Search code examples
pythonmultithreadingpython-asynciopython-multithreadingproducer-consumer

Python Asyncio producer-consumer workflow congestion / growing queue


I have been writing a Python app, where:

  • There is an async function producer which listens incoming items over a websocket, and put these items into an queue = asyncio.Queue().
  • There is an async function consumer which does queue.get(), and query item_details over a different websocket connection.

The problem: The average speed that putting incoming items into the queue is much higher than the speed of the consumer to get items from the queue, and as a result the queue is piling up after a while.

Question: What is the proper way to scale-up consumer without multi-processing and without throttling the incoming connection? I am not yet very proficient with asyncio and threading. I thought of running consumer in separate workers, but as far as I understand asyncio's run_in_executor cannot be used on async functions, and there is also this thing that asyncio.Queue() not being thread-safe.


Solution

  • In case if the consumer does an IO-bound work, you could just scale its count. And you don't care about multi-threading, because asyncio based on idea of non-blocking IO, and designed to work in a single thread. You could or even must use threads to process blocking IO, if there is no native asynchronous alternative e.g. for file-IO, but it's a separate story.
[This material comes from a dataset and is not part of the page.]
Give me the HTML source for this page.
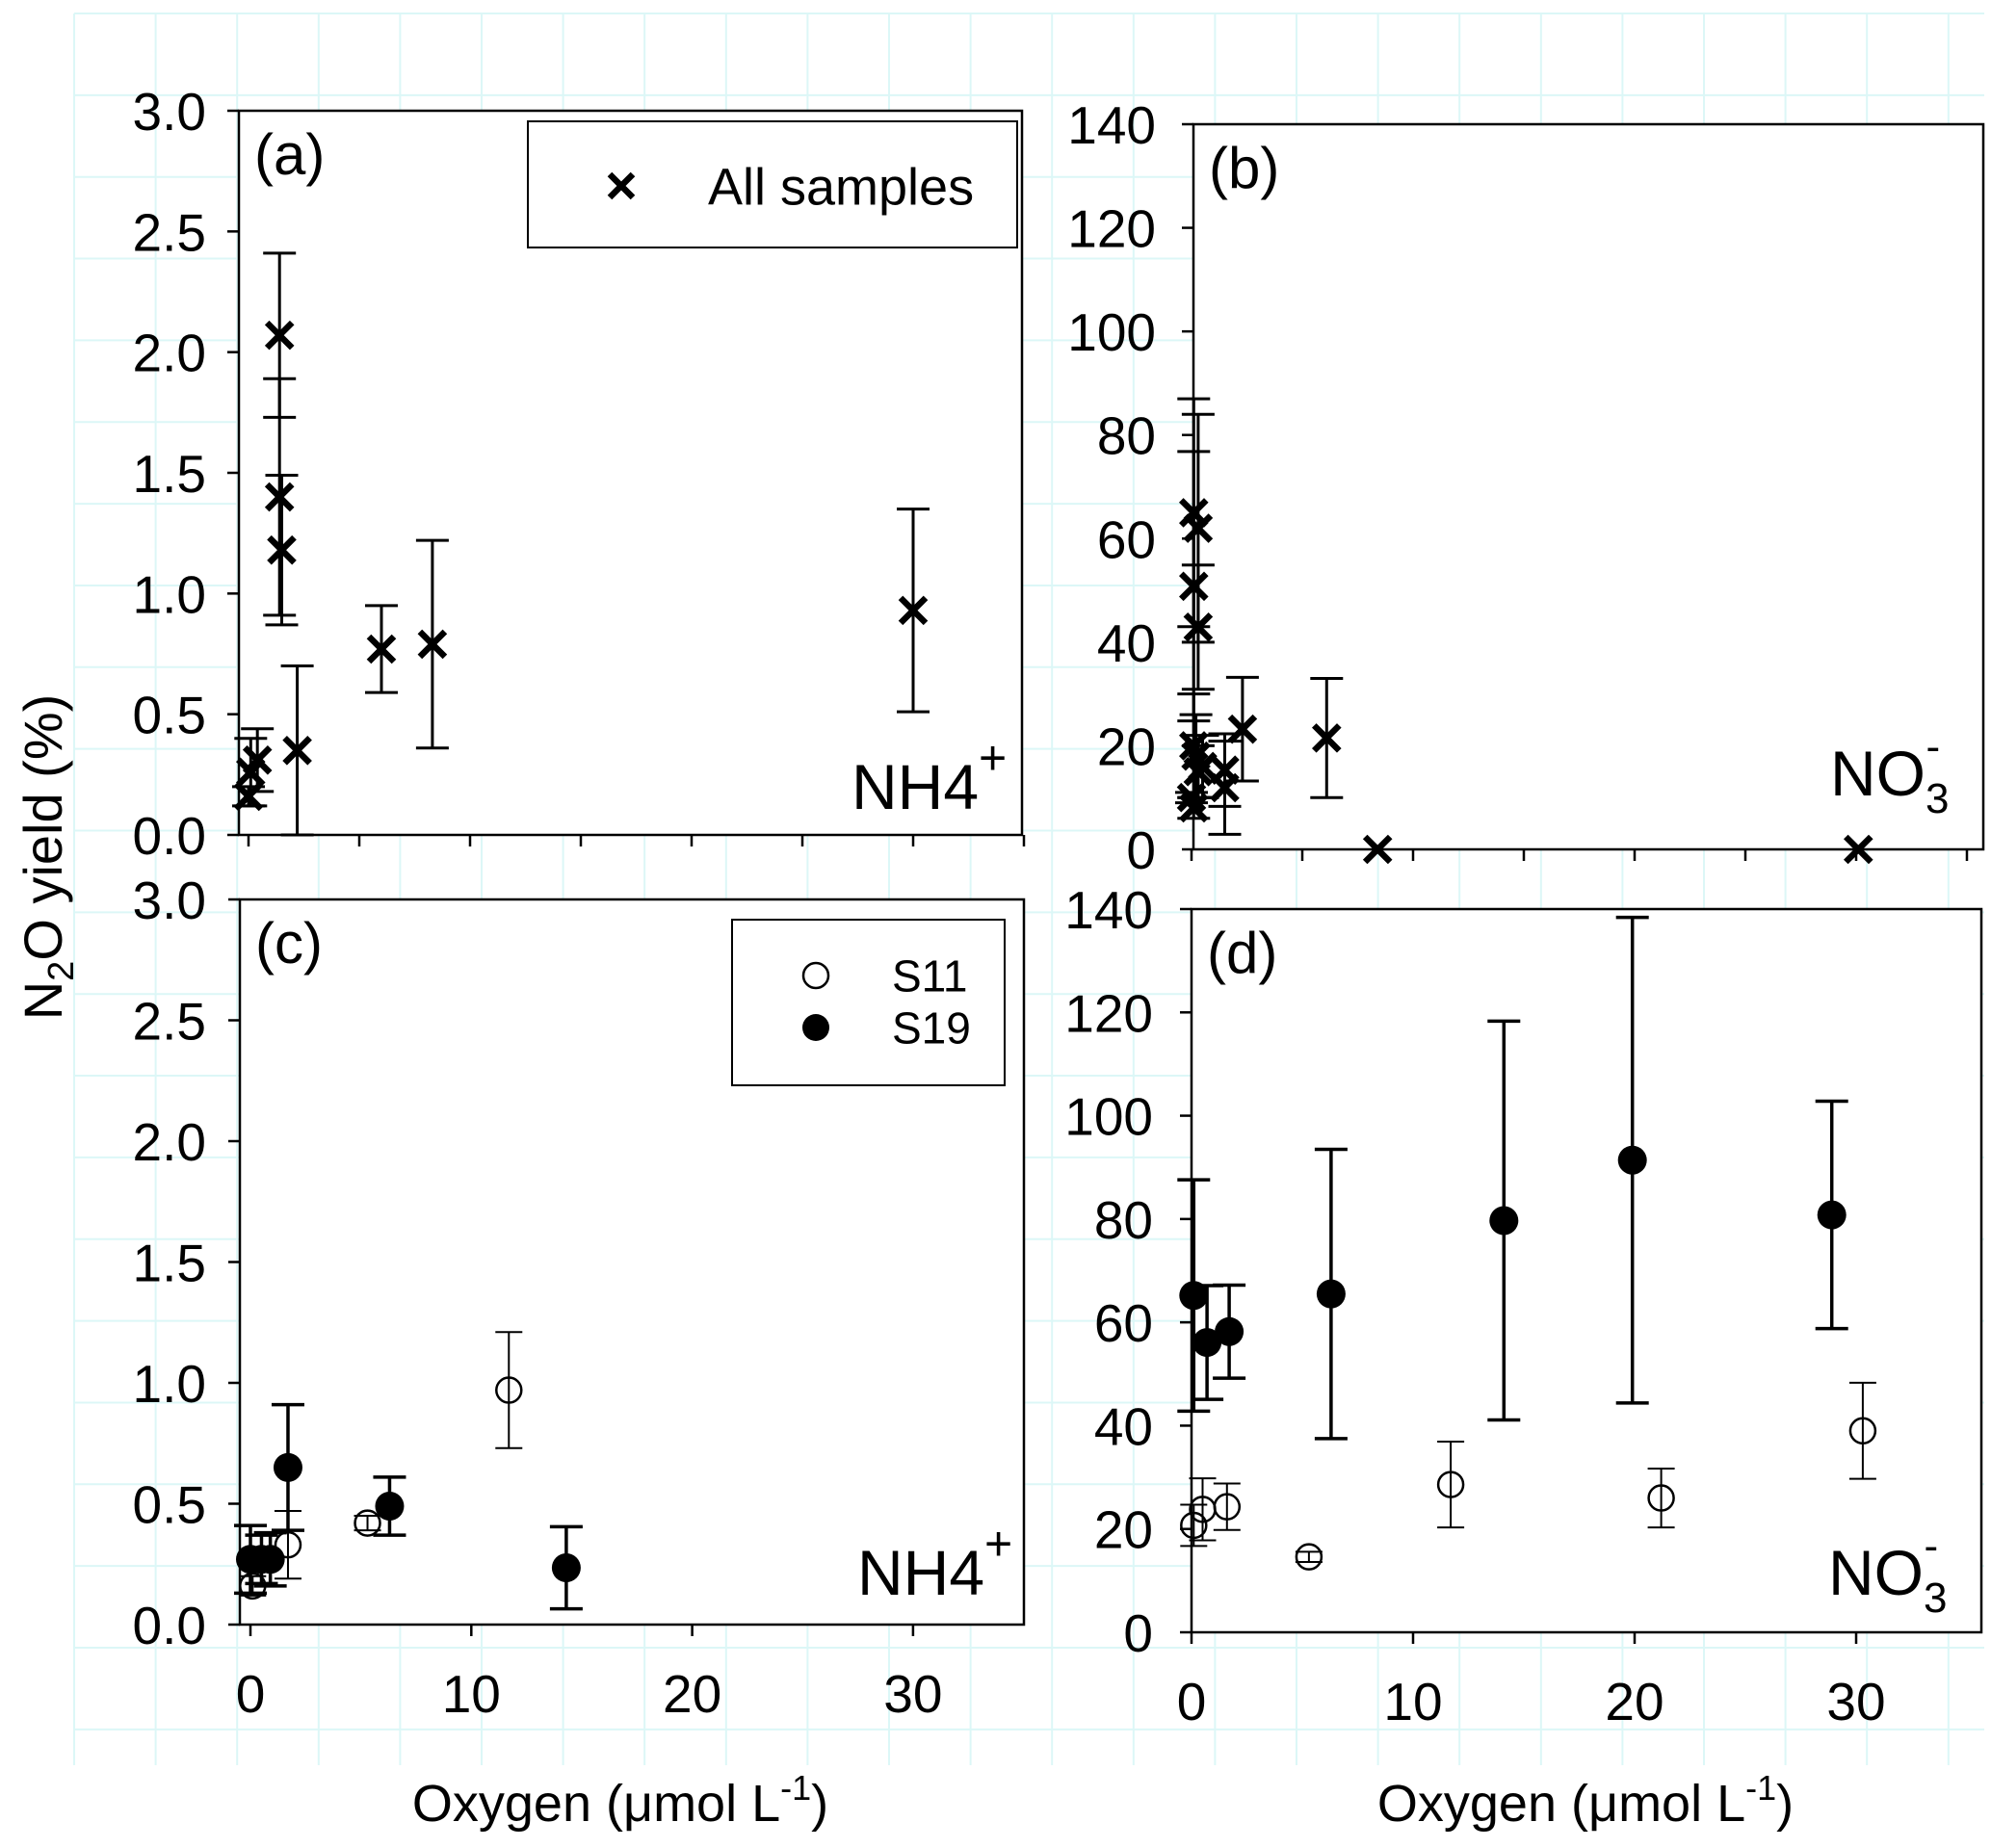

    Here is the simple example to illustrate the case when producer creates tasks faster than single consumer could process them. I emulate an IO-workload with asyncio.sleep.

    import asyncio
    import itertools
    
    async def producer(queue: asyncio.Queue):
        """producer emulator, creates ~ 10 tasks per second"""
        sleep_seconds=0.1
        counter = itertools.count(1)
        while True:
            await queue.put(next(counter))
            await asyncio.sleep(sleep_seconds)
    
    
    async def consumer(queue: asyncio.Queue, index):
        """slow io-bound consumer emulator, process ~ 5 tasks per second"""
        sleep_seconds=0.2
        while True:
            task = await queue.get()
            print(f"consumer={index}, task={task}, queue_size={queue.qsize()}")
            await asyncio.sleep(sleep_seconds)
    
    
    async def main():
        q = asyncio.Queue()
        concurrency = 2  # consumers count
        tasks = [asyncio.create_task(consumer(q, i)) for i in range(concurrency)]
        tasks += [asyncio.create_task(producer(q))]
        await asyncio.wait(tasks)
    
    
    if __name__ == "__main__":
        try:
            asyncio.run(main())
        except KeyboardInterrupt:
            pass
    
    

    output for single consumer, queue size constantly grows

    consumer=0, task=1, queue_size=0
    consumer=0, task=2, queue_size=0
    consumer=0, task=3, queue_size=1
    consumer=0, task=4, queue_size=2
    consumer=0, task=5, queue_size=3
    consumer=0, task=6, queue_size=4
    consumer=0, task=7, queue_size=5
    consumer=0, task=8, queue_size=6
    consumer=0, task=9, queue_size=7
    consumer=0, task=10, queue_size=8
    

    output for two consumers, queue is empty

    consumer=0, task=1, queue_size=0
    consumer=1, task=2, queue_size=0
    consumer=0, task=3, queue_size=0
    consumer=1, task=4, queue_size=0
    consumer=0, task=5, queue_size=0
    consumer=1, task=6, queue_size=0
    consumer=0, task=7, queue_size=0
    consumer=1, task=8, queue_size=0
    consumer=0, task=9, queue_size=0
    consumer=1, task=10, queue_size=0